The possible addition of Pb through the irrigation water was assessed similarly for Cu, Zn, and Cd. We used the maximum concertation of Pb measured in irrigation water (0.0055 mg/l) and the average value of maximum concentrations of Pb (34.25 mg/kg) found in irrigation water sediments by Withanachchi et al. [37] from the study region. The calculation was done using equation #8 on the example of the former vineyard soils, where minimum Pb concertation (5.5 mg/kg) was taken as a baseline (Table S4) and mean Pb concertation (25.03 mg/kg) as a target to be reached (Table 6). According to the results, it would require more than 3470 years to increase Pb concentration using irrigation water and more than 410 years to increase Pb concentration from the baseline value – 5.5 mg/kg to 25.03 mg/kg through the sediments delivered with irrigation water. Pb addition through the irrigation water and its sediments can contribute to soil enrichment with Pb. However, increasing Pb concentration without substantial addition from other anthropogenic sources could not be sufficient.

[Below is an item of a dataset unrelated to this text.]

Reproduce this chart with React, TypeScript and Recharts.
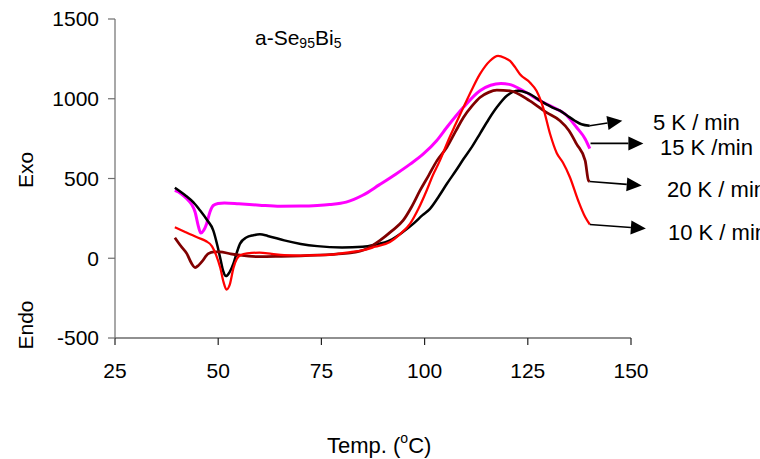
import React from "react";
import { LineChart, Line, XAxis, YAxis, ReferenceLine } from "recharts";

// ---- data (temperature °C, heat-flow signal) ----
const xTicks = [25, 50, 75, 100, 125, 150];
const yTicks = [-500, 0, 500, 1000, 1500];

const rate5: [number, number][] = [
  [39.5, 442], [42, 395], [44, 350], [45.6, 300], [47.3, 240], [48.8, 175], [49.8, 80],
  [50.5, 0], [51.2, -80], [51.9, -112], [52.7, -90], [53.7, -33], [54.5, 35], [55.3, 92],
  [56.8, 130], [58.5, 144], [60.1, 150], [62, 140], [66, 112], [70, 90], [74, 76],
  [80, 68], [85, 72], [88, 85], [91.6, 112], [94.5, 160], [97.3, 217], [99.5, 270],
  [101.3, 310], [103.5, 390], [105.4, 467], [107.6, 550], [109.5, 625], [111.5, 700],
  [113.5, 785], [115.5, 870], [117.5, 946], [120, 1020], [122.5, 1050], [125, 1035],
  [128.5, 980], [131, 945], [132.8, 925], [134.5, 895], [136.4, 862], [138, 840], [140, 831],
];

const rate10: [number, number][] = [
  [39.5, 195], [42, 165], [45, 130], [47, 108], [48.5, 75], [49.5, 20], [50.5, -60],
  [51.3, -150], [52, -196], [52.8, -165], [53.7, -60], [54.5, -5], [55.5, 20], [57, 30],
  [60, 35], [63, 27], [66, 19], [70, 17], [74, 19], [78, 24], [82, 38], [85, 50],
  [88, 72], [91.6, 102], [94, 150], [96.5, 217], [98.5, 310], [100.5, 425], [102, 520],
  [103.7, 612], [105.5, 725], [107.5, 840], [109.4, 946], [111.5, 1060], [113.4, 1154],
  [115.8, 1237], [117.8, 1269], [119.5, 1255], [120.7, 1237], [122, 1195], [123.1, 1154],
  [125.5, 1102], [127.1, 1050], [128.7, 946], [130.4, 779], [132, 660], [133.5, 600],
  [135.2, 508], [137.2, 362], [138.9, 258], [140, 212],
];

const rate15: [number, number][] = [
  [39.5, 425], [41, 405], [42.4, 373], [43.5, 340], [44.4, 290], [45.2, 200], [45.8, 158],
  [46.5, 175], [47.2, 217], [48, 290], [48.8, 331], [50, 343], [51.5, 347], [55, 342],
  [60, 333], [65, 326], [70, 327], [74, 331], [77, 337], [81, 352], [85, 395], [89, 460],
  [93, 527], [96.5, 590], [99.7, 654], [102.9, 737], [105.4, 821], [109.4, 946],
  [113.4, 1050], [116, 1085], [118.5, 1095], [120.5, 1090], [123.9, 1050], [128, 987],
  [132, 935], [134, 905], [136.8, 821], [138.9, 748], [140, 688],
];

const rate20: [number, number][] = [
  [39.5, 129], [41, 75], [42.4, 29], [43.5, -30], [44.4, -58], [45.2, -45], [46, -23],
  [47.6, 29], [49, 40], [50.4, 40], [53, 28], [55.3, 19], [60, 10], [65, 12], [70, 15],
  [74, 19], [78, 25], [82, 33], [86, 60], [89.2, 112], [92, 170], [94.8, 237],
  [96.8, 320], [98.9, 425], [101, 520], [103, 612], [105.4, 696], [107.5, 795],
  [109.4, 883], [111.5, 955], [113.4, 1008], [115.5, 1040], [117.5, 1054], [120.7, 1050],
  [125.5, 987], [129.5, 914], [132.8, 862], [135, 800], [136.8, 717], [138.9, 612],
  [139.7, 487], [140, 481],
];

// arrows: [fromT, fromV, toT, toV]
const arrows: [number, number, number, number][] = [
  [140, 831, 147.9, 862],
  [140.2, 720, 153.0, 720],
  [140, 481, 152.6, 456],
  [140, 212, 153.6, 186],
];

const rateLabels = ["5 K / min", "15 K /min", "20 K / min", "10 K / min"];

const toData = (pts: [number, number][]) => pts.map(([t, v]) => ({ t, v }));

const FONT = "'Liberation Sans', Arial, sans-serif";

const ArrowShape = (props: any) => {
  const { x1, y1, x2, y2 } = props;
  const dx = x2 - x1;
  const dy = y2 - y1;
  const len = Math.hypot(dx, dy) || 1;
  const ux = dx / len;
  const uy = dy / len;
  const hl = 15;
  const hw = 7;
  const bx = x2 - ux * hl;
  const by = y2 - uy * hl;
  const pts = `${x2},${y2} ${bx - uy * hw},${by + ux * hw} ${bx + uy * hw},${by - ux * hw}`;
  return (
    <g>
      <line x1={x1} y1={y1} x2={bx} y2={by} stroke="#000" strokeWidth={1.6} />
      <polygon points={pts} fill="#000" />
    </g>
  );
};

export default function App() {
  const tickStyle = { fontSize: 21, fill: "#000", fontFamily: FONT };
  return (
    <div style={{ position: "absolute", left: 0, top: 0, width: 760, height: 459, background: "#fff" }}>
      <LineChart
        width={760}
        height={459}
        margin={{ top: 19, right: 129, bottom: 0, left: 0 }}
        style={{ overflow: "visible" }}
      >
        <XAxis
          type="number"
          dataKey="t"
          domain={[25, 150]}
          ticks={xTicks}
          height={121}
          tickSize={7}
          tickMargin={18}
          tick={tickStyle}
          axisLine={{ stroke: "#222", strokeWidth: 1.2 }}
          tickLine={{ stroke: "#222", strokeWidth: 1.2 }}
          allowDataOverflow
        />
        <YAxis
          type="number"
          dataKey="v"
          domain={[-500, 1500]}
          ticks={yTicks}
          width={115}
          tickSize={7}
          tickMargin={9}
          tick={tickStyle}
          axisLine={{ stroke: "#6e6e6e", strokeWidth: 1.2 }}
          tickLine={{ stroke: "#6e6e6e", strokeWidth: 1.2 }}
          allowDataOverflow
        />
        <Line data={toData(rate15)} dataKey="v" type="monotone" stroke="#ff00ff" strokeWidth={3} dot={false} isAnimationActive={false} />
        <Line data={toData(rate5)} dataKey="v" type="monotone" stroke="#000000" strokeWidth={2.5} dot={false} isAnimationActive={false} />
        <Line data={toData(rate20)} dataKey="v" type="monotone" stroke="#800000" strokeWidth={2.75} dot={false} isAnimationActive={false} />
        <Line data={toData(rate10)} dataKey="v" type="monotone" stroke="#ff0000" strokeWidth={2.25} dot={false} isAnimationActive={false} />
        {arrows.map(([a, b, c, d], i) => (
          <ReferenceLine
            key={i}
            segment={[{ x: a, y: b }, { x: c, y: d }]}
            ifOverflow="visible"
            shape={ArrowShape}
          />
        ))}
      </LineChart>
      <svg
        width={760}
        height={459}
        style={{ position: "absolute", left: 0, top: 0, pointerEvents: "none", overflow: "hidden" }}
        fontFamily={FONT}
      >
        <text x={255} y={45} fontSize={21} fill="#000">
          a-Se
          <tspan fontSize={14} dy={3}>95</tspan>
          <tspan dy={-3}>Bi</tspan>
          <tspan fontSize={14} dy={3}>5</tspan>
        </text>
        <text transform="translate(33,170) rotate(-90)" textAnchor="middle" fontSize={21} fill="#000">Exo</text>
        <text transform="translate(33,325) rotate(-90)" textAnchor="middle" fontSize={21} fill="#000">Endo</text>
        <text x={327} y={453} fontSize={22} fill="#000">
          Temp. (
          <tspan fontSize={14} dy={-10}>o</tspan>
          <tspan dy={10}>C)</tspan>
        </text>
        <text x={653} y={130} fontSize={22} fill="#000">{rateLabels[0]}</text>
        <text x={660} y={155} fontSize={22} fill="#000">{rateLabels[1]}</text>
        <text x={667} y={197} fontSize={22} fill="#000">{rateLabels[2]}</text>
        <text x={668} y={240} fontSize={22} fill="#000">{rateLabels[3]}</text>
      </svg>
    </div>
  );
}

The total form of Pb has the slightest degree of variation after Fe (CV=53%) but still shows the anthropogenic impact on its contents in soils under agricultural use, which is confirmed by ANOVA test results, where both DTPA extractable and total forms of Pb show statistically significant differences between crop-specific management practices. The difference is greater in the case of DTPA extractable Pb (F=13.30, F crit=2.33) than in the case of total Pb concentration (F=3.19, F crit=2.33). The behaviour of Pb is quite similar to that of total Ni, which is expressed in their moderate (ρ=0.410) but significant (p<0.01) two-tailed correlation (Table S5).

Based on factorial analysis using PCA, total Pb content is mainly affected by atmospheric deposition from diffuse sources and, to a smaller extent, by irrigation water and fungicides. However, DTPA extractable Pb is nearly equally associated with the application of irrigation water and fungicides and atmospheric deposition from diffuse and relatively less influenced by soil mineralogical composition (Table S6).